* Job
Quote only the part that opens with the line containing "Generate a LaTeX" and closes with the line containing "(0,0) rectangle (16.45,-8.5);". Keep both of those lines.

* Supplied records
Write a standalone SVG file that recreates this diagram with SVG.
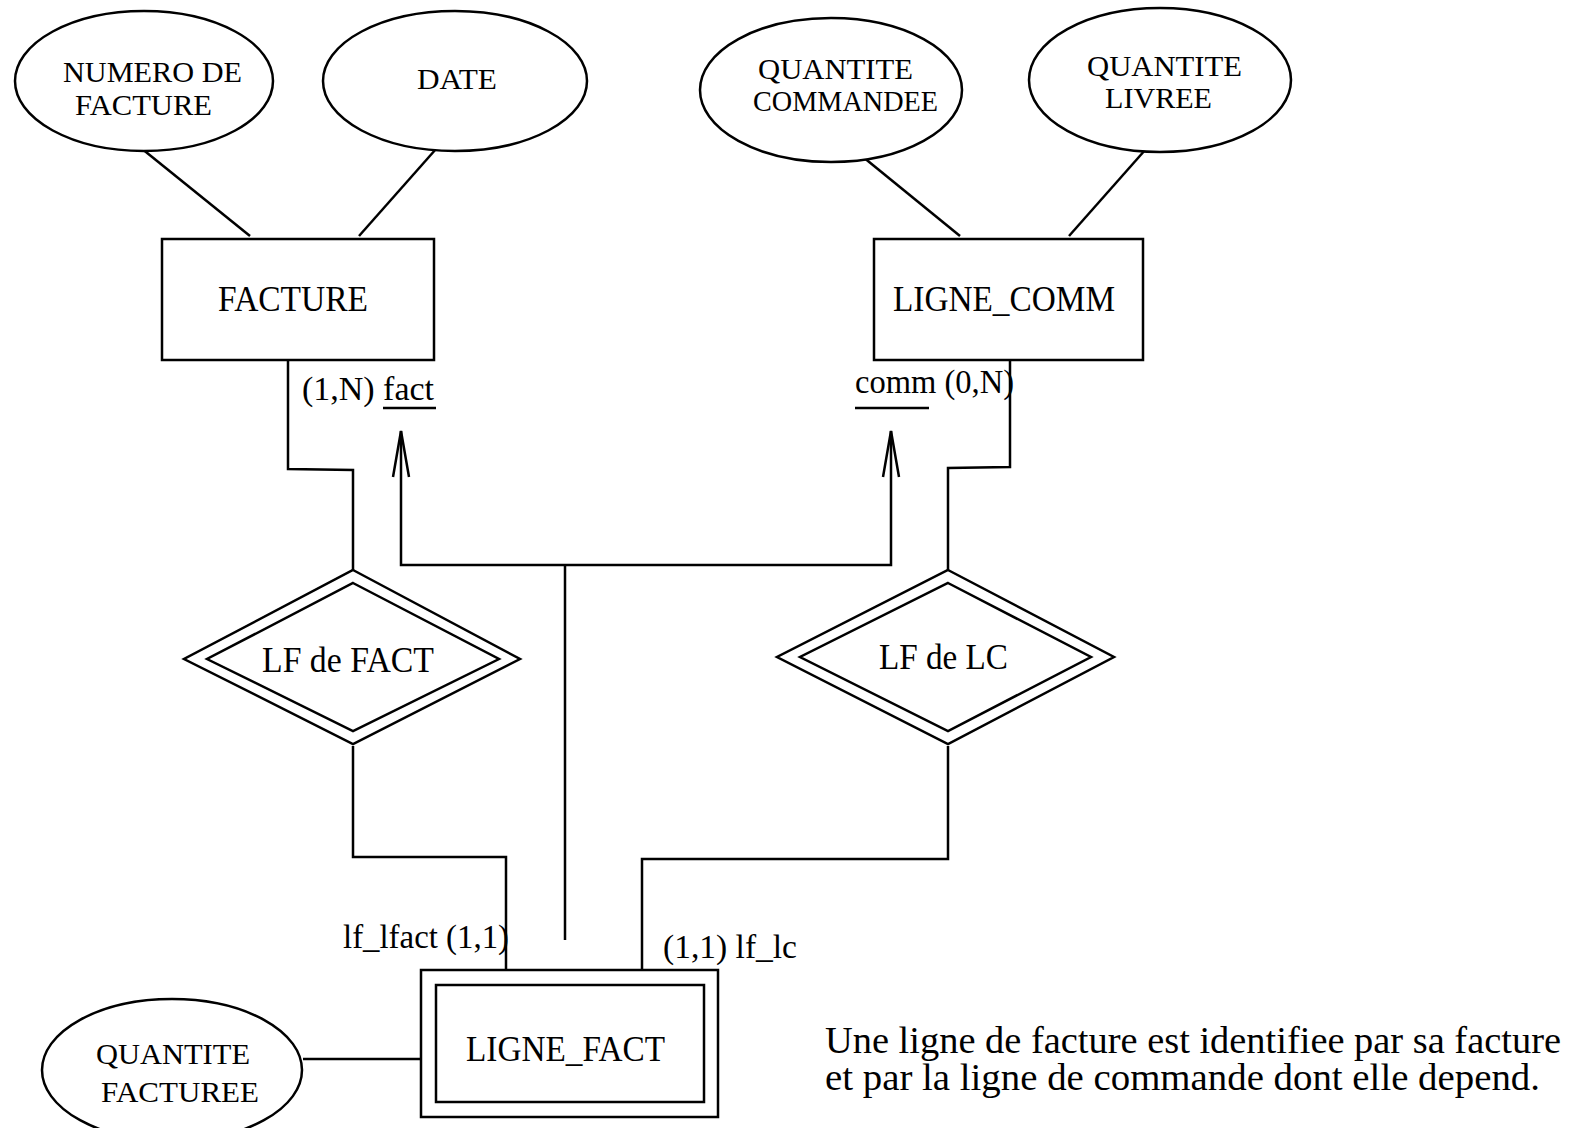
==
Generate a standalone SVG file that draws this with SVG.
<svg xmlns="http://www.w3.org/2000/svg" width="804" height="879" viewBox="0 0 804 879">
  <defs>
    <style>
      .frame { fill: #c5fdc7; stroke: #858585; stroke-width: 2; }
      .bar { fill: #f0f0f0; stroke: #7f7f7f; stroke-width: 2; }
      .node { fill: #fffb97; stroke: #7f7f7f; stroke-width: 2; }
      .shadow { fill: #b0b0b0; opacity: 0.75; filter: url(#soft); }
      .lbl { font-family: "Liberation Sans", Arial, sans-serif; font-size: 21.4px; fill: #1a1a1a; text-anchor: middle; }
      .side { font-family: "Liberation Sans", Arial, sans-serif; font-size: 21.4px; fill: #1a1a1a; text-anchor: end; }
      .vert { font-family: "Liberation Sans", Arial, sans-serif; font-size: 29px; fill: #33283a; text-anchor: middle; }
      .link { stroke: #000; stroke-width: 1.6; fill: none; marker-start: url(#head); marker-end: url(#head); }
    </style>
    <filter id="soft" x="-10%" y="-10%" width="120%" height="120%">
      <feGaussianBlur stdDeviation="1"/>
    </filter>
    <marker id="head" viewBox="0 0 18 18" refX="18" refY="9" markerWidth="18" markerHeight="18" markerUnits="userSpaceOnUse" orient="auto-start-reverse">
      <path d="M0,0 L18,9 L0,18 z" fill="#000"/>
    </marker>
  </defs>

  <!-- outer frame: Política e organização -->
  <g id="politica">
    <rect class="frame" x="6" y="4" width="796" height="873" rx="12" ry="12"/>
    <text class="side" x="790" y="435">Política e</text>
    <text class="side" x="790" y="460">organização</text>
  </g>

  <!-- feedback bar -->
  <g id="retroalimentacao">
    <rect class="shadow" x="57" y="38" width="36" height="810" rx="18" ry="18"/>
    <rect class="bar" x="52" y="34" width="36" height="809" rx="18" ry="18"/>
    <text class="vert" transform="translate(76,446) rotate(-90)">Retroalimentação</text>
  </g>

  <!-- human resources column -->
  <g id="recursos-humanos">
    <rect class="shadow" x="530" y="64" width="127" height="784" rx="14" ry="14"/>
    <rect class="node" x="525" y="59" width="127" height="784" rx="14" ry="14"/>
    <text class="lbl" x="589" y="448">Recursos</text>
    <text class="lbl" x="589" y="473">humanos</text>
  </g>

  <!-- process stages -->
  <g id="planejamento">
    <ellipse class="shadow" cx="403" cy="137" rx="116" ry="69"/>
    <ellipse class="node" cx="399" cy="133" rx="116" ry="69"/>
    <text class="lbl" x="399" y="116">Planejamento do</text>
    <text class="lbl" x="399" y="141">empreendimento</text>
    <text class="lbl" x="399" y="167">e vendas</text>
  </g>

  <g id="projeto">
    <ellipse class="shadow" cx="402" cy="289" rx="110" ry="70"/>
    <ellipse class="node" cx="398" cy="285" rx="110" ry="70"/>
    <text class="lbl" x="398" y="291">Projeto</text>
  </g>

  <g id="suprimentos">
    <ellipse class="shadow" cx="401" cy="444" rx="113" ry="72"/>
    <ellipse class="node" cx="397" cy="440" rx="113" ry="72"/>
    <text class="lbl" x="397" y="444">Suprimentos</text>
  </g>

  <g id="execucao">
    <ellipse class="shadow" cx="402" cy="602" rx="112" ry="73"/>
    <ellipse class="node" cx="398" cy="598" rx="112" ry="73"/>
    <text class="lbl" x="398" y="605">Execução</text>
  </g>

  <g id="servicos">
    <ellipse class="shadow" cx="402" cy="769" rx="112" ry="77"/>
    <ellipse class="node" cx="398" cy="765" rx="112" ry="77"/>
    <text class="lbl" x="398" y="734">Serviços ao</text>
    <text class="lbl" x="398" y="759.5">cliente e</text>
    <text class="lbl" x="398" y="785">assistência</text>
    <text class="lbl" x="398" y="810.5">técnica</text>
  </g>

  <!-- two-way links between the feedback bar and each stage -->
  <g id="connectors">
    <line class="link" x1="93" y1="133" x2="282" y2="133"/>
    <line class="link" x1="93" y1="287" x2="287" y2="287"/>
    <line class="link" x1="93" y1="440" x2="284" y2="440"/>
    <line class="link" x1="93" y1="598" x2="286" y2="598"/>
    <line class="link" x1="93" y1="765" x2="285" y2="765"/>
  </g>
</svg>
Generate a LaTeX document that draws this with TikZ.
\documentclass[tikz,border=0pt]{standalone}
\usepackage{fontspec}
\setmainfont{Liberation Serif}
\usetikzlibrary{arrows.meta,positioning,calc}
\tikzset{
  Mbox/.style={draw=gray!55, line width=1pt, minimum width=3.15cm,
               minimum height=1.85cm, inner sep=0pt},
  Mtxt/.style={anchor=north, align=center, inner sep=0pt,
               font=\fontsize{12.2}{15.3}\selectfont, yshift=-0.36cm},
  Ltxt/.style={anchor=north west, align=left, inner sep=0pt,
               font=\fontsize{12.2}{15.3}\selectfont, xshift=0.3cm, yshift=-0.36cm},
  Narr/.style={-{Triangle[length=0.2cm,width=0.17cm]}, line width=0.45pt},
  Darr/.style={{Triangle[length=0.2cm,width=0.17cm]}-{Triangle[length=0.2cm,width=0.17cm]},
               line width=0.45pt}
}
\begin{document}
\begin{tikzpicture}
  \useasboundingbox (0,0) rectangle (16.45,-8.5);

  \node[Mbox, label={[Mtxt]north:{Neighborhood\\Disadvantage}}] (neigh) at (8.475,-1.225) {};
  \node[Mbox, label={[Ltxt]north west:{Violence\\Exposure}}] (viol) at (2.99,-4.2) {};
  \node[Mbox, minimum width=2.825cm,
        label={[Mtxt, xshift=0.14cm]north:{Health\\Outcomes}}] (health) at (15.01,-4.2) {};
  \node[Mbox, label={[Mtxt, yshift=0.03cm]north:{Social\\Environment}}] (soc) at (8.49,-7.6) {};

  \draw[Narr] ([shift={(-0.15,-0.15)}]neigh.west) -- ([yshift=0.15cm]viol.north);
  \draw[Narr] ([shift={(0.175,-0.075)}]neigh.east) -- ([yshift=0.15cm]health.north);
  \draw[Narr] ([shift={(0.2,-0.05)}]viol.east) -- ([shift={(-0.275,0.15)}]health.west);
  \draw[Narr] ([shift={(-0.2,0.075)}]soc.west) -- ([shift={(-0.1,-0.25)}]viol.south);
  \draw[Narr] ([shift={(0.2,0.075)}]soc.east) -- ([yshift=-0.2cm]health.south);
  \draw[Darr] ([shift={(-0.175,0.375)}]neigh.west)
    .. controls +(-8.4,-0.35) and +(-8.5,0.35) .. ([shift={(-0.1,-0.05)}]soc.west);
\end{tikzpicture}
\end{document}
---
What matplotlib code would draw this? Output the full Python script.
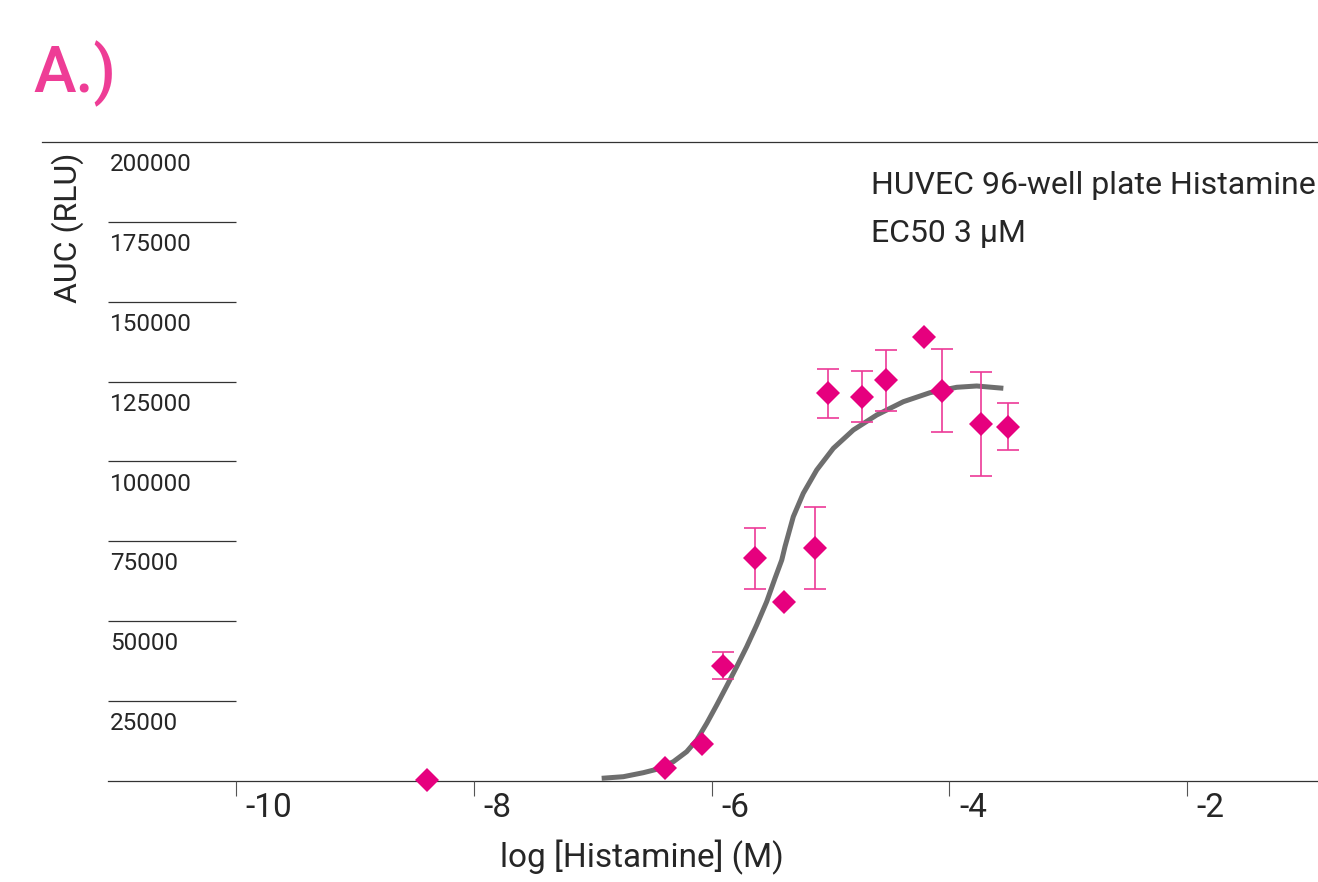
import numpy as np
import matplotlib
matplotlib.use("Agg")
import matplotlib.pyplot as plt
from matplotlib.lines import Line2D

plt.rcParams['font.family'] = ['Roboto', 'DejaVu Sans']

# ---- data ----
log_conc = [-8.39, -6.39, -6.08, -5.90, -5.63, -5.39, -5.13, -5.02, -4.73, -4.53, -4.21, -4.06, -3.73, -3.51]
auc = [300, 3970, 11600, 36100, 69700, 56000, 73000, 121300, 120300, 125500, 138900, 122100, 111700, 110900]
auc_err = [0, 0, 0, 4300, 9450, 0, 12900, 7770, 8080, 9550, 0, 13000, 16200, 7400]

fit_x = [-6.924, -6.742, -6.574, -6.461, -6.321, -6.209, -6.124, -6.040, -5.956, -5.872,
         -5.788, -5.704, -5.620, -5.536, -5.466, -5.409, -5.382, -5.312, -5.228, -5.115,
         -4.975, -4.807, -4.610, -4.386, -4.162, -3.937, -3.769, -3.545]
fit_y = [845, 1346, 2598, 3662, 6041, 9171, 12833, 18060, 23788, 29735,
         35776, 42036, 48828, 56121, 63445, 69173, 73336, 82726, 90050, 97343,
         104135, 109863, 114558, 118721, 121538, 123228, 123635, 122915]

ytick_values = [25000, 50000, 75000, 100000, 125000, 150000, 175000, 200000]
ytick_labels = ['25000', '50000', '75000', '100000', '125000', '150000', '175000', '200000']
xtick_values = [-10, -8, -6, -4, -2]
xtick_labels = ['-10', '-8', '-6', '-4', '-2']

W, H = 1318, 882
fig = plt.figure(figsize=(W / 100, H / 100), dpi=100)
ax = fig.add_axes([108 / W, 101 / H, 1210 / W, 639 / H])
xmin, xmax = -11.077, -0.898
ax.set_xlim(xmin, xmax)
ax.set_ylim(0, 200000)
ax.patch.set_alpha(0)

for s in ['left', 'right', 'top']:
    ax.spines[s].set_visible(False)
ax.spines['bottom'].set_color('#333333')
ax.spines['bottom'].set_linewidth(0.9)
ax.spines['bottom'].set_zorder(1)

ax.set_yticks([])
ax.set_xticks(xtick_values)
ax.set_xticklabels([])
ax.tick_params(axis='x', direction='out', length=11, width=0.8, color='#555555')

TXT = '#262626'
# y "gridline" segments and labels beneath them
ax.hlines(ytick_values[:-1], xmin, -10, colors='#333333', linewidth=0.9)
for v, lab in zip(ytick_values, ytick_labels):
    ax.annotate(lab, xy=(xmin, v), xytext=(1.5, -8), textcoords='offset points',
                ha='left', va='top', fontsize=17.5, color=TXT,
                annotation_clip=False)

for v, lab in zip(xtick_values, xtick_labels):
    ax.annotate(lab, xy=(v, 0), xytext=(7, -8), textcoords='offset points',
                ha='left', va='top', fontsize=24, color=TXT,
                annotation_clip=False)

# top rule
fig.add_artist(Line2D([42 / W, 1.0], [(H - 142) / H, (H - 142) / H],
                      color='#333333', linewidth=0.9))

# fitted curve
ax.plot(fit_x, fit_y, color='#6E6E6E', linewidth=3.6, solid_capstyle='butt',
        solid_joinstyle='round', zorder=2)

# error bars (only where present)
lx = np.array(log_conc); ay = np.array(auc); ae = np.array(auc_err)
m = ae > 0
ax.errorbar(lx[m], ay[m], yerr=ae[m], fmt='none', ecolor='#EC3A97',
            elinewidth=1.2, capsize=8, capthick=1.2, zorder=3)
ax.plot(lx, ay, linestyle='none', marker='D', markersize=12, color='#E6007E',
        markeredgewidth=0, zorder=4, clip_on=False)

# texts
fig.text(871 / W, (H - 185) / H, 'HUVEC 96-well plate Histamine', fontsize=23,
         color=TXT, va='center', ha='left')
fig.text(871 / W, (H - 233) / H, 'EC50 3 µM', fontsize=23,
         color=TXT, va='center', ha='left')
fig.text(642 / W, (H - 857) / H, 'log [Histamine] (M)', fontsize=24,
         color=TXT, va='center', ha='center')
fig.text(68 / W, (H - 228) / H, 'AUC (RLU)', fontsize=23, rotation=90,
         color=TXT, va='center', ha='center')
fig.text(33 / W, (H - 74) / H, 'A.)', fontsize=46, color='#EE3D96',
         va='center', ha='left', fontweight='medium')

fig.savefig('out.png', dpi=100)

* Result of this task
Generate a LaTeX document that draws this with TikZ.
\documentclass[tikz,border=0pt]{standalone}
\usepackage{fontspec}
\setmainfont{Liberation Serif}
\usetikzlibrary{arrows.meta,positioning,calc}
\tikzset{
  Mbox/.style={draw=gray!55, line width=1pt, minimum width=3.15cm,
               minimum height=1.85cm, inner sep=0pt},
  Mtxt/.style={anchor=north, align=center, inner sep=0pt,
               font=\fontsize{12.2}{15.3}\selectfont, yshift=-0.36cm},
  Ltxt/.style={anchor=north west, align=left, inner sep=0pt,
               font=\fontsize{12.2}{15.3}\selectfont, xshift=0.3cm, yshift=-0.36cm},
  Narr/.style={-{Triangle[length=0.2cm,width=0.17cm]}, line width=0.45pt},
  Darr/.style={{Triangle[length=0.2cm,width=0.17cm]}-{Triangle[length=0.2cm,width=0.17cm]},
               line width=0.45pt}
}
\begin{document}
\begin{tikzpicture}
  \useasboundingbox (0,0) rectangle (16.45,-8.5);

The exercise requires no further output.